The Solar System is big, really big. And that's why, in several locations around the world, people have gone to a lot of effort to build a scalemodel across the landscape to show just how big the Solar System is. They've picked somewhere to place the Sun, selected an appropriate scale, calculated where all the planets go, then stuck some sort of markers in the ground to represent everything.
There's a scale model along 40 miles of coastal road in Maine, USA. There's a huge scale model covering the length of Sweden. There's the Spaced Out scale model across the whole of Britain. There's a bikeable scale model outside York. There's a really lovely model in the small town of Otford, north Kent (I've been). But there isn't a proper outdoor scale model of the solar system in London. In 2010 an artist called Louise O'Connor gave some shopkeepers along the Kingsland Road a series of balls to represent the Sun and planets, starting with a 75cm gold yoga ball in Afro World, but alas her project has now ended. Which means the capital is ripe for a fresh attempt to represent the solar system, thereby creating a valuable resource for learning and enlightenment. The Greater London Solar System. Shall we have a go?
The Sun (Trafalgar Square): There are many places in London you could place the centre of a solar system model. I toyed with the Royal Greenwich Observatory, except too many of the inner planets ended up inside Greenwich Park near to close to nothing particularly exciting.

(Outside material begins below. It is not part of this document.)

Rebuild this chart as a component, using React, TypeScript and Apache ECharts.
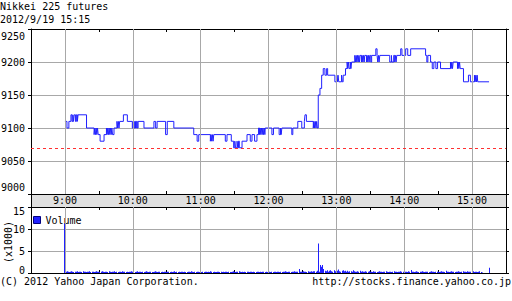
import React, { useEffect, useRef } from 'react';
import * as echarts from 'echarts';

const titleLines = ['Nikkei 225 futures', '2012/9/19 15:15'];
const footerLeft = '(C) 2012 Yahoo Japan Corporation.';
const footerRight = 'http://stocks.finance.yahoo.co.jp';
const volumeUnit = '(x1000)';

// time axis in minutes since midnight
const sessionOpen = 540; // 9:00
const axisStart = 510; // 8:30
const axisEnd = 930; // 15:30
const axisStep = 30;
const hourTicks = [540, 600, 660, 720, 780, 840, 900];

const priceMin = 9000;
const priceMax = 9250;
const priceStep = 50;
const prevClose = 9070;

const volumeMax = 15;
const volumeStep = 5;

// [minutes after 9:00, price]
const priceSteps: [number, number][] = [
  [0, 9110], [1.8, 9100], [3.5, 9110], [5.3, 9120], [6.2, 9110], [7.0, 9120], [7.6, 9110], [8.2, 9120],
  [9.3, 9110], [10.1, 9120], [11.0, 9110], [11.6, 9120], [19.1, 9100],
  [25.8, 9090], [26.4, 9100], [27.0, 9090], [27.6, 9100], [28.2, 9090], [28.8, 9100], [29.4, 9090],
  [31.1, 9080], [34.6, 9090], [36.7, 9100], [37.3, 9090], [37.9, 9100], [38.5, 9090], [39.1, 9100],
  [39.7, 9090], [40.3, 9100], [40.9, 9090], [41.5, 9100], [42.1, 9090], [43.4, 9100],
  [46.0, 9110], [46.6, 9100], [47.2, 9110], [47.8, 9100], [48.4, 9110], [51.7, 9120], [55.2, 9110],
  [59.6, 9100], [60.3, 9110], [61.0, 9100], [61.7, 9110], [62.4, 9100], [63.2, 9110], [64.0, 9100],
  [64.7, 9110], [69.9, 9100], [78.7, 9110], [80.2, 9100], [81.5, 9110], [89.0, 9090], [90.5, 9110],
  [96.3, 9100], [113.9, 9090], [116.9, 9080], [118.3, 9090], [128.6, 9080], [129.2, 9090], [129.8, 9080],
  [130.4, 9090], [131.0, 9080], [131.6, 9090], [141.8, 9080], [143.3, 9090], [147.1, 9080], [149.2, 9070],
  [150.2, 9080], [150.8, 9070], [152.2, 9080], [152.8, 9070], [153.5, 9080], [154.2, 9070], [156.6, 9080],
  [161.0, 9090], [163.9, 9080], [165.4, 9090], [167.7, 9080], [169.8, 9090], [171.2, 9100], [172.0, 9090],
  [172.6, 9100], [173.2, 9090], [173.8, 9100], [174.4, 9090], [175.0, 9100], [175.6, 9090], [176.2, 9100],
  [176.8, 9090], [177.1, 9100], [183.0, 9090], [184.4, 9100], [189.4, 9090], [190.6, 9100], [191.2, 9090],
  [191.8, 9100], [200.6, 9090], [201.5, 9100], [205.9, 9110], [209.4, 9100], [211.7, 9110], [212.3, 9120],
  [213.5, 9110], [219.6, 9100], [220.2, 9110], [220.8, 9100], [221.4, 9110], [222.0, 9100], [222.6, 9110],
  [223.2, 9100], [224.0, 9150], [225.5, 9160], [227.0, 9180], [228.4, 9190], [229.9, 9180], [231.4, 9190],
  [232.3, 9180], [238.7, 9170], [240.3, 9180], [240.9, 9170], [241.5, 9180], [242.1, 9170], [244.6, 9180],
  [245.2, 9170], [246.0, 9180], [248.1, 9190], [249.5, 9200], [250.1, 9190], [250.7, 9200], [251.3, 9190],
  [252.3, 9200], [252.9, 9190], [253.5, 9200], [256.3, 9210], [256.9, 9200], [257.5, 9210], [258.1, 9200],
  [258.7, 9210], [259.3, 9200], [259.9, 9210], [260.5, 9200], [261.0, 9210], [262.2, 9200], [262.8, 9210],
  [263.4, 9200], [264.0, 9210], [264.6, 9200], [265.1, 9210], [266.6, 9200], [267.2, 9210], [267.8, 9200],
  [268.4, 9210], [269.0, 9200], [269.5, 9210], [270.4, 9200], [271.2, 9210], [274.9, 9220], [276.0, 9210],
  [276.6, 9200], [277.2, 9210], [277.8, 9200], [278.4, 9210], [287.2, 9200], [288.7, 9210], [289.0, 9200],
  [290.7, 9210], [291.6, 9200], [292.2, 9210], [292.8, 9200], [293.4, 9210], [296.9, 9220], [298.0, 9210],
  [301.3, 9220], [303.1, 9210], [305.7, 9220], [318.9, 9210], [320.0, 9200], [320.9, 9210], [323.3, 9200],
  [324.8, 9190], [326.2, 9200], [328.0, 9190], [329.5, 9200], [332.1, 9190], [340.9, 9200], [341.5, 9190],
  [342.1, 9200], [342.7, 9190], [343.3, 9200], [347.1, 9190], [347.7, 9200], [348.3, 9190], [348.9, 9200],
  [349.5, 9190], [352.4, 9170], [356.8, 9180], [358.5, 9170], [362.1, 9180], [362.7, 9170], [363.3, 9180],
  [363.9, 9170], [364.5, 9180], [365.0, 9170], [375.0, 9170],
];

// per-minute volume from 9:00, in hundreds of contracts
const volumeRows: number[][] = [
  [113, 3, 4, 3, 2, 3, 4, 3, 2, 3, 3, 4, 2, 3, 3, 2, 4, 3, 3, 2, 3, 3, 4, 2, 3, 3, 2, 3, 4, 3],
  [3, 2, 3, 4, 3, 2, 3, 3, 2, 4, 3, 2, 3, 3, 4, 2, 3, 2, 3, 3, 2, 4, 3, 3, 2, 3, 2, 3, 3, 4],
  [3, 3, 2, 3, 4, 2, 3, 3, 2, 3, 2, 3, 4, 3, 2, 3, 3, 2, 2, 3, 4, 3, 2, 3, 3, 2, 3, 2, 3, 3],
  [2, 3, 3, 2, 3, 2, 3, 4, 2, 3, 2, 3, 2, 3, 3, 2, 3, 2, 2, 3, 3, 2, 4, 3, 2, 3, 2, 3, 3, 2],
  [3, 2, 3, 2, 3, 3, 2, 3, 2, 4, 3, 2, 3, 2, 2, 3, 3, 2, 3, 2, 3, 2, 3, 3, 2, 3, 2, 2, 3, 4],
  [3, 2, 3, 3, 4, 3, 2, 3, 2, 3, 2, 3, 3, 2, 3, 3, 2, 3, 2, 2, 3, 3, 2, 3, 2, 3, 3, 2, 3, 2],
  [3, 3, 2, 3, 2, 3, 3, 2, 3, 3, 2, 3, 2, 3, 3, 4, 3, 2, 3, 3, 2, 3, 3, 4, 3, 3, 3, 9, 3, 3],
  [3, 4, 3, 3, 2, 4, 3, 3, 4, 3, 4, 4, 3, 5, 67, 3, 18, 14, 18, 9, 5, 4, 6, 3, 5, 6, 4, 3, 6, 4],
  [4, 5, 8, 4, 3, 5, 6, 4, 5, 3, 5, 3, 4, 4, 3, 6, 4, 3, 3, 4, 3, 5, 3, 4, 3, 3, 4, 3, 3, 4],
  [3, 3, 2, 4, 3, 3, 2, 3, 4, 3, 3, 2, 3, 3, 4, 3, 2, 3, 3, 2, 3, 4, 3, 3, 2, 3, 3, 4, 3, 3],
  [5, 3, 3, 2, 4, 3, 7, 3, 3, 2, 3, 4, 3, 2, 3, 3, 4, 3, 2, 3, 3, 3, 2, 3, 4, 3, 3, 2, 3, 3],
  [3, 2, 3, 4, 3, 3, 2, 5, 3, 3, 2, 3, 4, 3, 3, 2, 3, 3, 4, 3, 2, 3, 4, 3, 3, 2, 4, 3, 3, 3],
  [3, 4, 2, 3, 3, 2, 3, 4, 2, 1, 0, 0, 0, 0, 0, 12],
];

const MONO = 'DejaVu Sans Mono';
const BLUE = '#2020ff';
const GRID = '#a8a8a8';
const BAND = '#e0e0e0';
const RED = '#ff3030';

const hourLabel = (v: number) =>
  v % 60 === 0 && v >= sessionOpen && v <= 900 ? `${v / 60}:00` : '';

export default function App() {
  const ref = useRef<HTMLDivElement>(null);
  useEffect(() => {
    if (!ref.current) return;
    const chart = echarts.init(ref.current, undefined, { renderer: 'svg' });
    const txt = { fontFamily: MONO, fontSize: 10, color: '#000' };
    const line = { show: true, onZero: false, lineStyle: { color: '#000', width: 1 } };
    const tickIn = { show: true, inside: true, length: 3, lineStyle: { color: '#000' } };
    const tickOut = { show: true, inside: false, length: 3, lineStyle: { color: '#000' } };
    const xBase = {
      type: 'value', min: axisStart, max: axisEnd, interval: axisStep,
      axisLine: line, axisTick: tickIn, splitLine: { show: false },
    };
    const volumes = volumeRows.flat();
    const hourLines = hourTicks.map((h) => ({
      xAxis: h, lineStyle: { color: GRID, type: 'solid', width: 1 },
    }));
    const markBase = { silent: true, symbol: ['none', 'none'], label: { show: false }, animation: false };

    chart.setOption({
      animation: false,
      backgroundColor: '#fff',
      title: {
        text: titleLines.join('\n'), left: 0, top: 0, padding: 0,
        textStyle: { ...txt, fontWeight: 'normal', lineHeight: 13 },
      },
      legend: {
        data: ['Volume'], left: 33, top: 215, padding: 0, itemWidth: 7, itemHeight: 7,
        icon: 'rect', selectedMode: false, textStyle: txt,
        itemStyle: { color: BLUE, borderColor: '#000080', borderWidth: 1 },
      },
      grid: [
        { left: 31, top: 29, width: 475, height: 165, containLabel: false, outerBoundsMode: 'none' },
        { left: 31, top: 207, width: 475, height: 66, containLabel: false, outerBoundsMode: 'none' },
      ],
      xAxis: [
        { ...xBase, gridIndex: 0, position: 'bottom', axisLabel: { ...txt, margin: 1, formatter: hourLabel } },
        { ...xBase, gridIndex: 0, position: 'top', axisLabel: { show: false } },
        { ...xBase, gridIndex: 1, position: 'bottom', axisLabel: { show: false } },
        { ...xBase, gridIndex: 1, position: 'top', axisLabel: { show: false } },
      ],
      yAxis: [
        {
          type: 'value', gridIndex: 0, position: 'left', min: priceMin, max: priceMax, interval: priceStep,
          axisLine: line, axisTick: tickOut, splitLine: { show: true, lineStyle: { color: GRID } },
          axisLabel: {
            ...txt, margin: 6, showMinLabel: true, showMaxLabel: true,
            formatter: (v: number) => (v === priceMax ? `{t|${v}}` : v === priceMin ? `{b|${v}}` : `${v}`),
            rich: { t: { ...txt, padding: [14, 0, 0, 0] }, b: { ...txt, padding: [0, 0, 14, 0] } },
          },
        },
        {
          type: 'value', gridIndex: 0, position: 'right', min: priceMin, max: priceMax, interval: priceStep,
          axisLine: line, axisTick: tickOut, splitLine: { show: false }, axisLabel: { show: false },
        },
        {
          type: 'value', gridIndex: 1, position: 'left', min: 0, max: volumeMax, interval: volumeStep,
          axisLine: line, axisTick: tickOut, splitLine: { show: true, lineStyle: { color: GRID } },
          axisLabel: {
            ...txt, margin: 6, showMinLabel: true, showMaxLabel: true,
            formatter: (v: number) => (v === volumeMax ? `{t|${v}}` : v === 0 ? `{b|${v}}` : `${v}`),
            rich: { t: { ...txt, padding: [8, 0, 0, 0] }, b: { ...txt, padding: [0, 0, 5, 0] } },
          },
        },
        {
          type: 'value', gridIndex: 1, position: 'right', min: 0, max: volumeMax, interval: volumeStep,
          axisLine: line, axisTick: tickOut, splitLine: { show: false }, axisLabel: { show: false },
        },
      ],
      series: [
        {
          type: 'line', xAxisIndex: 0, yAxisIndex: 0, z: 1, silent: true, symbol: 'none',
          data: [[axisStart, priceMin]], lineStyle: { opacity: 0 },
          markLine: {
            ...markBase,
            data: [...hourLines, { yAxis: prevClose, lineStyle: { color: RED, type: [3, 3], width: 1 } }],
          },
        },
        {
          type: 'line', name: 'Nikkei 225 futures', xAxisIndex: 0, yAxisIndex: 0, z: 3,
          step: 'end', symbol: 'none', showSymbol: false,
          data: priceSteps.map(([m, p]) => [sessionOpen + m, p]),
          lineStyle: { color: BLUE, width: 1 },
        },
        {
          type: 'line', xAxisIndex: 2, yAxisIndex: 2, z: 1, silent: true, symbol: 'none',
          data: [[axisStart, 0]], lineStyle: { opacity: 0 },
          markLine: { ...markBase, data: hourLines },
        },
        {
          type: 'custom', name: 'Volume', xAxisIndex: 2, yAxisIndex: 2, z: 3,
          encode: { x: 0, y: 1 },
          data: volumes.map((v, i) => [sessionOpen + i, v / 10]),
          itemStyle: { color: BLUE },
          renderItem: (_params: any, api: any) => {
            const t = api.value(0);
            const top = api.coord([t, api.value(1)]);
            const base = api.coord([t, 0]);
            return {
              type: 'rect',
              shape: { x: Math.floor(top[0]), y: top[1], width: 1, height: base[1] - top[1] },
              style: { fill: BLUE },
            };
          },
        },
      ],
      graphic: [
        {
          type: 'rect', z: -10, silent: true,
          shape: { x: 31.5, y: 194.5, width: 475, height: 13 },
          style: { fill: BAND, stroke: '#000', lineWidth: 1 },
        },
        {
          type: 'text', x: 8, y: 242, rotation: Math.PI / 2, silent: true,
          style: {
            text: volumeUnit, font: `10px "${MONO}"`, fill: '#000',
            align: 'center', verticalAlign: 'middle',
          },
        },
        {
          type: 'text', left: 0, top: 276, silent: true,
          style: { text: footerLeft, font: `10px "${MONO}"`, fill: '#000' },
        },
        {
          type: 'text', right: 1, top: 276, silent: true,
          style: { text: footerRight, font: `10px "${MONO}"`, fill: '#000' },
        },
      ],
    });
    return () => chart.dispose();
  }, []);
  return (
    <div
      ref={ref}
      style={{ position: 'fixed', left: 0, top: 0, width: 512, height: 301, background: '#fff' }}
    />
  );
}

So I went for the traditional centre of London instead, the statue of King Charles I at Charing Cross. If my solar system idea takes off, maybe we could replace the statue with a glowing red ball, perhaps sponsored by The Sun newspaper... or maybe not.
I'm scaling this model by placing Neptune on the edge of London. That's 15 miles on the ground to represent nearly 3 billion miles in space. That's quite some squish.
Mercury (375 yards, St James's Park): With Neptune on this scale you might expect Mercury to be located really really close to the Sun - perhaps attached to the nearest traffic light or at the foot of Nelson's Column. Not so. Being 36 million miles from the Sun equates to just under 400 yards, which enables Mercury to orbit some distance from Trafalgar Square. Under Admiralty Arch and along to the closest corner of St James's Park, that's where Mercury should go. Venus (700 yards, Covent Garden): This is a good place to plonk Venus. The eastern corner of Covent Garden Market, on the forecourt just outside the London Transport Museum. I think they'd approve of a tourist-friendly orb adjacent to their front door, I really do. Earth (½ mile, South Bank, Waterloo Bridge): The Earth is the most crucial planet in the entire model because it defines the scale of the piece to the average inhabitant. So I've looked all around a circle with a half mile radius from Trafalgar Square, and the best location I can find is on the South Bank under Waterloo Bridge by the second hand book sellers. A watery globe on the banks of the Thames - it seems appropriate. Mars (¾ mile, Green Park): A red planet in a green park, that's not ideal. But there's plenty of space to locate the Martian globe here, up at the western end close to (but not quite as far as) Hyde Park Corner. Alternatively Mars could be positioned outside the British Museum, and perhaps that might be more appropriate.
There's a big jump here, courtesy of the asteroid belt, which could be marked by appropriating St Paul's Cathedral or the Elephant & Castle roundabout.
Jupiter (2.6 miles, Camberwell Green): We'll give the largest of the planets to the London borough of Southwark, to the patch of grass by the crossroads where kids play, dogs squat and beer drinkers congregate. Saturn (4.8 miles, Mudchute City Farm): Saturn can go on this unlikely patch of greenspace on the Isle of Dogs, south of Canary Wharf, close to the grazing sheep and the alpacas. That'll look well smart. Uranus (9.5 miles, Cockfosters): Apologies, but I've located the planet with the schoolboy-giggly name at the tube station with a similar reputation. If that doesn't attract the crowds, at least it'll encourage graffiti. Neptune (15 miles, Heathrow Terminal 5): The outermost planet appears on the far western edge of the capital, in the closest thing London has to a spaceport. Because that's how big the Solar System is at a scale of approximately 200 million to one... from Heathrow to Charing Cross, damned huge.
Pluto (20 miles, Fen Lane, North Ockendon): And yes I know it's no longer a planet, but it would seem right to add a Pluto to this model. Even better, at its average distance from the Sun it just fits inside the Greater London boundary, beyond the M25 down a quiet countrylane at the farend of a hedgerow. I've been, if you've ever wondered where the very easternmost corner of the capital is. That's Pluto, that is.
My Greater London Solar System is nothing special. Anyone can pick a centre, a scale and a series of arbitrary orbital locations to determine an imaginary experiment such as this. But it's been fun to devise, and hopefully it's thought-provoking to consider. Now all I can hope is that someone out there might have the money (and the balls) to make it real.